- _Directive_: Write out the entries below exactly, starting at the first line and stopping after the line that contains "ax.tick_params(axis='y', pad=4)"; skip all pictures.

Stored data
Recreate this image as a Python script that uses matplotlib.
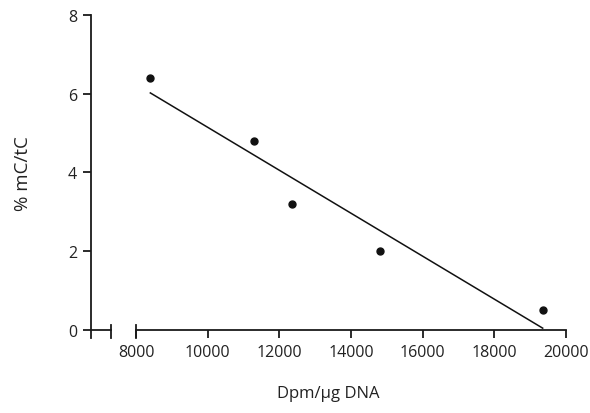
import numpy as np
import matplotlib
matplotlib.use("Agg")
import matplotlib.pyplot as plt
from matplotlib.lines import Line2D

plt.rcParams['font.family'] = ['Open Sans', 'DejaVu Sans']

dpm = [8400, 11300, 12350, 14800, 19350]
mc_tc = [6.4, 4.8, 3.2, 2.0, 0.5]
xticks = [8000, 10000, 12000, 14000, 16000, 18000, 20000]
yticks = [0, 2, 4, 6, 8]

fig = plt.figure(figsize=(5.9, 4.14), dpi=100)
ax = fig.add_axes([0.1542, 0.2005, 0.9593 - 0.1542, 0.9614 - 0.2005])

axc = '#1a1a1a'
txc = '#222222'
ax.plot(dpm, mc_tc, 'o', color='#111111', markersize=5, zorder=3)
slope, icpt = np.polyfit(dpm, mc_tc, 1)
xs = np.array([min(dpm), max(dpm)])
ax.plot(xs, slope * xs + icpt, color='#111111', lw=1.1)

xmin = 6743
ax.set_xlim(xmin, 20000)
ax.set_ylim(0, 8)
ax.set_xticks(xticks)
ax.set_yticks(yticks)
ax.tick_params(direction='out', length=6, width=1.3, color=axc, labelsize=11.5, labelcolor=txc)
ax.tick_params(axis='x', pad=4)
ax.tick_params(axis='y', pad=4)

for s in ['top', 'right']:
    ax.spines[s].set_visible(False)
for s in ['left', 'bottom']:
    ax.spines[s].set_linewidth(1.3)
    ax.spines[s].set_color(axc)
ax.spines['bottom'].set_bounds(8000, 20000)

# broken-axis left segment and break markers
dn, up = -0.2, 0.13
segs = [([xmin, 7300], [0, 0]), ([xmin, xmin], [dn, 0]),
        ([7300, 7300], [dn, up]), ([8000, 8000], [dn, up])]
for xx, yy in segs:
    ax.add_line(Line2D(xx, yy, color=axc, lw=1.3, clip_on=False))

ax.set_xlabel('Dpm/µg DNA', fontsize=12, color=txc, labelpad=18)
ax.set_ylabel('% mC/tC', fontsize=13.5, color=txc, labelpad=26)

fig.savefig('out.png', dpi=100)
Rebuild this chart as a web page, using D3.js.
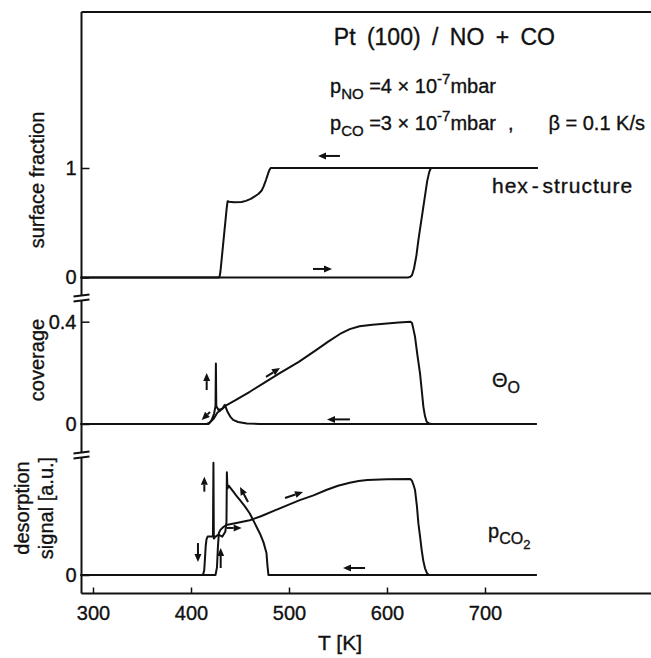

- _Written solution_:
Recreate this image as a Python script that uses matplotlib.
import numpy as np
import matplotlib
matplotlib.use("Agg")
import matplotlib.pyplot as plt
from matplotlib.lines import Line2D

plt.rcParams['font.family'] = ['Open Sans', 'DejaVu Sans']

dpm = [8400, 11300, 12350, 14800, 19350]
mc_tc = [6.4, 4.8, 3.2, 2.0, 0.5]
xticks = [8000, 10000, 12000, 14000, 16000, 18000, 20000]
yticks = [0, 2, 4, 6, 8]

fig = plt.figure(figsize=(5.9, 4.14), dpi=100)
ax = fig.add_axes([0.1542, 0.2005, 0.9593 - 0.1542, 0.9614 - 0.2005])

axc = '#1a1a1a'
txc = '#222222'
ax.plot(dpm, mc_tc, 'o', color='#111111', markersize=5, zorder=3)
slope, icpt = np.polyfit(dpm, mc_tc, 1)
xs = np.array([min(dpm), max(dpm)])
ax.plot(xs, slope * xs + icpt, color='#111111', lw=1.1)

xmin = 6743
ax.set_xlim(xmin, 20000)
ax.set_ylim(0, 8)
ax.set_xticks(xticks)
ax.set_yticks(yticks)
ax.tick_params(direction='out', length=6, width=1.3, color=axc, labelsize=11.5, labelcolor=txc)
ax.tick_params(axis='x', pad=4)
ax.tick_params(axis='y', pad=4)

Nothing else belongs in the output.